DESCRIPTION OF THE TASK: Copy these lines exactly and nothing else: from the line holding "Write the Apache ECharts code for this chart." to the line holding "const diabetesStats = ['N", both lines included.

SUPPLIED MATERIAL:
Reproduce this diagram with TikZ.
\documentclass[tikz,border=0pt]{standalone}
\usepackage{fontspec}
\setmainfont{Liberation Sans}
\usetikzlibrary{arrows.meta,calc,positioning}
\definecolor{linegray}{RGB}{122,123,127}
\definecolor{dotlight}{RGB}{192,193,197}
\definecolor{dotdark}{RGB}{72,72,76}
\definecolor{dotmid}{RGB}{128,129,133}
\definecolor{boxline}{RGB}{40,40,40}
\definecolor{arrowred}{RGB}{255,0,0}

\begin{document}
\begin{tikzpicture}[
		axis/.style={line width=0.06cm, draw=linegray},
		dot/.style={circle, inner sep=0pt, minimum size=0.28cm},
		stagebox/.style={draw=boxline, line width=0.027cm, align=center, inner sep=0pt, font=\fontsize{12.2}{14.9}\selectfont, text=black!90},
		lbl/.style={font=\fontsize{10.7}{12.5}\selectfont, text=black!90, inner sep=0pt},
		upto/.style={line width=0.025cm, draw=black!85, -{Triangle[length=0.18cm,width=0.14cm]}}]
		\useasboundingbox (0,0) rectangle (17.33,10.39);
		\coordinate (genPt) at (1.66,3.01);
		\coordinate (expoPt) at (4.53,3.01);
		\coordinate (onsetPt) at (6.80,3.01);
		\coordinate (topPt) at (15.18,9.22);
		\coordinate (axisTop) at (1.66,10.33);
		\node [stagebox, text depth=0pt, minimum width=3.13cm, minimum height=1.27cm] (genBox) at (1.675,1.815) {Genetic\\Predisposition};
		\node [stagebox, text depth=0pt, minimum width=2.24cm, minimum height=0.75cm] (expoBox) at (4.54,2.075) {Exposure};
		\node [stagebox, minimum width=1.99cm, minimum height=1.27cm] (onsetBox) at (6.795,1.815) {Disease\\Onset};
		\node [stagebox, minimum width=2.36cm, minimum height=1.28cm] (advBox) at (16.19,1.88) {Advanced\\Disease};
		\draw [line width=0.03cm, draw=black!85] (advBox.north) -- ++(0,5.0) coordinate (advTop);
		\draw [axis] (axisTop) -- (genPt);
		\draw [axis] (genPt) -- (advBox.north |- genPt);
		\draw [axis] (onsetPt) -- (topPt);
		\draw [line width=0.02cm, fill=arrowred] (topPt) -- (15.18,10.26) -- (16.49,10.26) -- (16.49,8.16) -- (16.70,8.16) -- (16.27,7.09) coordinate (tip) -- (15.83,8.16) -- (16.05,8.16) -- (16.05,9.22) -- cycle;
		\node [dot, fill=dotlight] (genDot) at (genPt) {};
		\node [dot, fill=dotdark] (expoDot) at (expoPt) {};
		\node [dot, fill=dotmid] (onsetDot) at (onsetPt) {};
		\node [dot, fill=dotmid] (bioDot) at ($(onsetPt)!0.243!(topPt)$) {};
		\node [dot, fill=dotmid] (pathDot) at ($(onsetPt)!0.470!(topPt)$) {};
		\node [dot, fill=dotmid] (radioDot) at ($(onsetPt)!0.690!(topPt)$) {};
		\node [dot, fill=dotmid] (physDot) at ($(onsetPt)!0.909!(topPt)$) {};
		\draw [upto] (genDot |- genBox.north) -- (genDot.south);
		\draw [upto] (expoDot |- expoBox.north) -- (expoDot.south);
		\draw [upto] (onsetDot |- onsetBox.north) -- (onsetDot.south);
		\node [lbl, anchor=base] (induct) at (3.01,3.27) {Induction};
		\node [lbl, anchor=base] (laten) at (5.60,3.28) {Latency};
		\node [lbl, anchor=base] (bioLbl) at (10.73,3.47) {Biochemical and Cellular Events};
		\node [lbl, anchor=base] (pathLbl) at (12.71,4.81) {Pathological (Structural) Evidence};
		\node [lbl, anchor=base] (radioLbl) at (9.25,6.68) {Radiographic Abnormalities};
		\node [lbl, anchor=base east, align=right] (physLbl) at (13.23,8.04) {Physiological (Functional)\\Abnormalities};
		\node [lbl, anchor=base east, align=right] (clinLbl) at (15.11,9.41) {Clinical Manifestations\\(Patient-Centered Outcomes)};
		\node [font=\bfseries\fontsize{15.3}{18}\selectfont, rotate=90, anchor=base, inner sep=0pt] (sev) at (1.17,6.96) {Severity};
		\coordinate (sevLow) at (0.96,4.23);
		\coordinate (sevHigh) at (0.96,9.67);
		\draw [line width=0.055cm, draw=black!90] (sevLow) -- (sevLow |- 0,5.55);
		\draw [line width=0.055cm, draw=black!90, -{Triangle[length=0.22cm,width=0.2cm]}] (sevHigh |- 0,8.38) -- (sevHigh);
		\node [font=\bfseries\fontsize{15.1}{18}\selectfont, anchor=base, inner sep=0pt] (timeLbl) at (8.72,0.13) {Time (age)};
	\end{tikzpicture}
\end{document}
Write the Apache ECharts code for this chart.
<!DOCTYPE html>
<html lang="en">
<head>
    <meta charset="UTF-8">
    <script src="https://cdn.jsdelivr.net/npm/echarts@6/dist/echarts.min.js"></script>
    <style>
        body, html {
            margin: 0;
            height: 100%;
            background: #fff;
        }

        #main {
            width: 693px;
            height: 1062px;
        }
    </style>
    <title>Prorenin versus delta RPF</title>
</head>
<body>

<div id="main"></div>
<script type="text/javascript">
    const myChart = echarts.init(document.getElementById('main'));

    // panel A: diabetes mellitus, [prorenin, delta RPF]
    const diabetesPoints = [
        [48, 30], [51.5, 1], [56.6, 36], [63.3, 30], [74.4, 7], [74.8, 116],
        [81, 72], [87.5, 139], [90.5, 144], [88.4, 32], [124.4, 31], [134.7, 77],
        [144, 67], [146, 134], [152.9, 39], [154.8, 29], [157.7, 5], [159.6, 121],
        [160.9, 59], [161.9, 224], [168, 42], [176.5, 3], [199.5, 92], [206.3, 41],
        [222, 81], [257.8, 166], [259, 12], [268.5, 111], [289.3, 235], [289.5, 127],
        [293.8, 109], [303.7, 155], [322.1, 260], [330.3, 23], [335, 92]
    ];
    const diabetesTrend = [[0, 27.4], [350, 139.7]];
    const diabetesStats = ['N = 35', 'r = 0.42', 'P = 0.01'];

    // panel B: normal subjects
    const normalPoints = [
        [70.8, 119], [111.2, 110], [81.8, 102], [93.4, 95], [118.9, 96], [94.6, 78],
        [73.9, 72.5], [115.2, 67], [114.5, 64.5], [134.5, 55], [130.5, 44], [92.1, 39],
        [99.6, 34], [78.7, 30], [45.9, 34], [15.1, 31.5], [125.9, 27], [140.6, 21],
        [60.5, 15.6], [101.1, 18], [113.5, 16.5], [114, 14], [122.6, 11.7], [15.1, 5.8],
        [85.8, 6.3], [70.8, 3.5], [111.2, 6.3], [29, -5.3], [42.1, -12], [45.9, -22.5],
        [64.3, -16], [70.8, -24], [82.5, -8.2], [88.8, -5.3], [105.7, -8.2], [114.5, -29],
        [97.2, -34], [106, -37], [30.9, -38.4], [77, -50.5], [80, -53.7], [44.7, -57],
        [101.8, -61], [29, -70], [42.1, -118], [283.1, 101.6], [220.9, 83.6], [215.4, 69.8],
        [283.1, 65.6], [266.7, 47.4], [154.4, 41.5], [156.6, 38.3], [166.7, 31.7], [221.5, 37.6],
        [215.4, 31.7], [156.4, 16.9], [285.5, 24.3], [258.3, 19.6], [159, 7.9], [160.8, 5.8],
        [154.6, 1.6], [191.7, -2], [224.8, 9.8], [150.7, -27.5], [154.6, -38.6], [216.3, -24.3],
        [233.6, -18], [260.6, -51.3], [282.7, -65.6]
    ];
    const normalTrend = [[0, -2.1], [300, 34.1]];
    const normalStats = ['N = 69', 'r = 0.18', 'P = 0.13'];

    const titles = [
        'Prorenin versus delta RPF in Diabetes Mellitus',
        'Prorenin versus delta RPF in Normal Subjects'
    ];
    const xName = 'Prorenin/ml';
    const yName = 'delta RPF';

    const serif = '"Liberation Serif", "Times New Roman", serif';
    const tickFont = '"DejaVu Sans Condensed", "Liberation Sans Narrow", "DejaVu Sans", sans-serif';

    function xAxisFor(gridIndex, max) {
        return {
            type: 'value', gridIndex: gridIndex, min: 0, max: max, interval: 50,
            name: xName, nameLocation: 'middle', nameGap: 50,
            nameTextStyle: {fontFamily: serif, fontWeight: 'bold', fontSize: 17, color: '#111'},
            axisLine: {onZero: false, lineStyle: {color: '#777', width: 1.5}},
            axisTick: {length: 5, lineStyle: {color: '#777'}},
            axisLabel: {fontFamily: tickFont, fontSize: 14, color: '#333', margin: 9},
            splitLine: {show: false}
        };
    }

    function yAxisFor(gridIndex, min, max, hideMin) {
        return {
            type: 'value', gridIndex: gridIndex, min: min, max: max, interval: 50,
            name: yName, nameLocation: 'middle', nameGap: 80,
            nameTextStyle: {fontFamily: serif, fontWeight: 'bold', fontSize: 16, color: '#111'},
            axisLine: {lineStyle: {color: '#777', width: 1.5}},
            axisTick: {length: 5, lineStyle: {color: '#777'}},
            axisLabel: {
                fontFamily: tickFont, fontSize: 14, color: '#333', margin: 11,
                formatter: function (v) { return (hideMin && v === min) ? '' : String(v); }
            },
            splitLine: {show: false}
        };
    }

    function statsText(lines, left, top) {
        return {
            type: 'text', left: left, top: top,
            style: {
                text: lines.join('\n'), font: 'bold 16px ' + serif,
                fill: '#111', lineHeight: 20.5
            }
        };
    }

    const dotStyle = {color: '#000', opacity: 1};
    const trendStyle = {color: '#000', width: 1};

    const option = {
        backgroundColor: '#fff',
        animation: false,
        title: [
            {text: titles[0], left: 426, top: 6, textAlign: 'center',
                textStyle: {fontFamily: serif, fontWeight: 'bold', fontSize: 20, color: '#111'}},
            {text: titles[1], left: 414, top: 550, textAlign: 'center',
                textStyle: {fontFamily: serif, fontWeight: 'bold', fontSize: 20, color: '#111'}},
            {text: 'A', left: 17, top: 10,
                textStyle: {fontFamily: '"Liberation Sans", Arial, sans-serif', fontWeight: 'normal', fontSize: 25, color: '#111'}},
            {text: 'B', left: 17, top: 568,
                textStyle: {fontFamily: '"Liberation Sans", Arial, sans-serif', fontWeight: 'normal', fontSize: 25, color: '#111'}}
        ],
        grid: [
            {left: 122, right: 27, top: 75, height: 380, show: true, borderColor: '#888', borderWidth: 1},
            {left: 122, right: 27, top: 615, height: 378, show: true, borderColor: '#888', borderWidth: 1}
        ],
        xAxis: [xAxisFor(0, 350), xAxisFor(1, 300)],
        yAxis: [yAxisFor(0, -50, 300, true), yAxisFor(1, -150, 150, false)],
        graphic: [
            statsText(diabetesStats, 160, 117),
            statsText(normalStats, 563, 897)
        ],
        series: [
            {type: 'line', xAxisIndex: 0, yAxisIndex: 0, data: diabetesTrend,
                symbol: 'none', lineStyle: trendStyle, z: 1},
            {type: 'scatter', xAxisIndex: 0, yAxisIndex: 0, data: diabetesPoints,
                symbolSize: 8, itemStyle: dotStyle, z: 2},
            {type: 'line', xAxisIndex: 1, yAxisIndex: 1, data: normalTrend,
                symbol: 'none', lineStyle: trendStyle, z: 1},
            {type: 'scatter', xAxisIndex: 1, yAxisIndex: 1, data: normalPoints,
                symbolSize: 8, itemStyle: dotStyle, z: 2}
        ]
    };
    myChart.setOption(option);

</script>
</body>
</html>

FINAL RESULT:
Write the Apache ECharts code for this chart.
<!DOCTYPE html>
<html lang="en">
<head>
    <meta charset="UTF-8">
    <script src="https://cdn.jsdelivr.net/npm/echarts@6/dist/echarts.min.js"></script>
    <style>
        body, html {
            margin: 0;
            height: 100%;
            background: #fff;
        }

        #main {
            width: 693px;
            height: 1062px;
        }
    </style>
    <title>Prorenin versus delta RPF</title>
</head>
<body>

<div id="main"></div>
<script type="text/javascript">
    const myChart = echarts.init(document.getElementById('main'));

    // panel A: diabetes mellitus, [prorenin, delta RPF]
    const diabetesPoints = [
        [48, 30], [51.5, 1], [56.6, 36], [63.3, 30], [74.4, 7], [74.8, 116],
        [81, 72], [87.5, 139], [90.5, 144], [88.4, 32], [124.4, 31], [134.7, 77],
        [144, 67], [146, 134], [152.9, 39], [154.8, 29], [157.7, 5], [159.6, 121],
        [160.9, 59], [161.9, 224], [168, 42], [176.5, 3], [199.5, 92], [206.3, 41],
        [222, 81], [257.8, 166], [259, 12], [268.5, 111], [289.3, 235], [289.5, 127],
        [293.8, 109], [303.7, 155], [322.1, 260], [330.3, 23], [335, 92]
    ];
    const diabetesTrend = [[0, 27.4], [350, 139.7]];
    const diabetesStats = ['N = 35', 'r = 0.42', 'P = 0.01'];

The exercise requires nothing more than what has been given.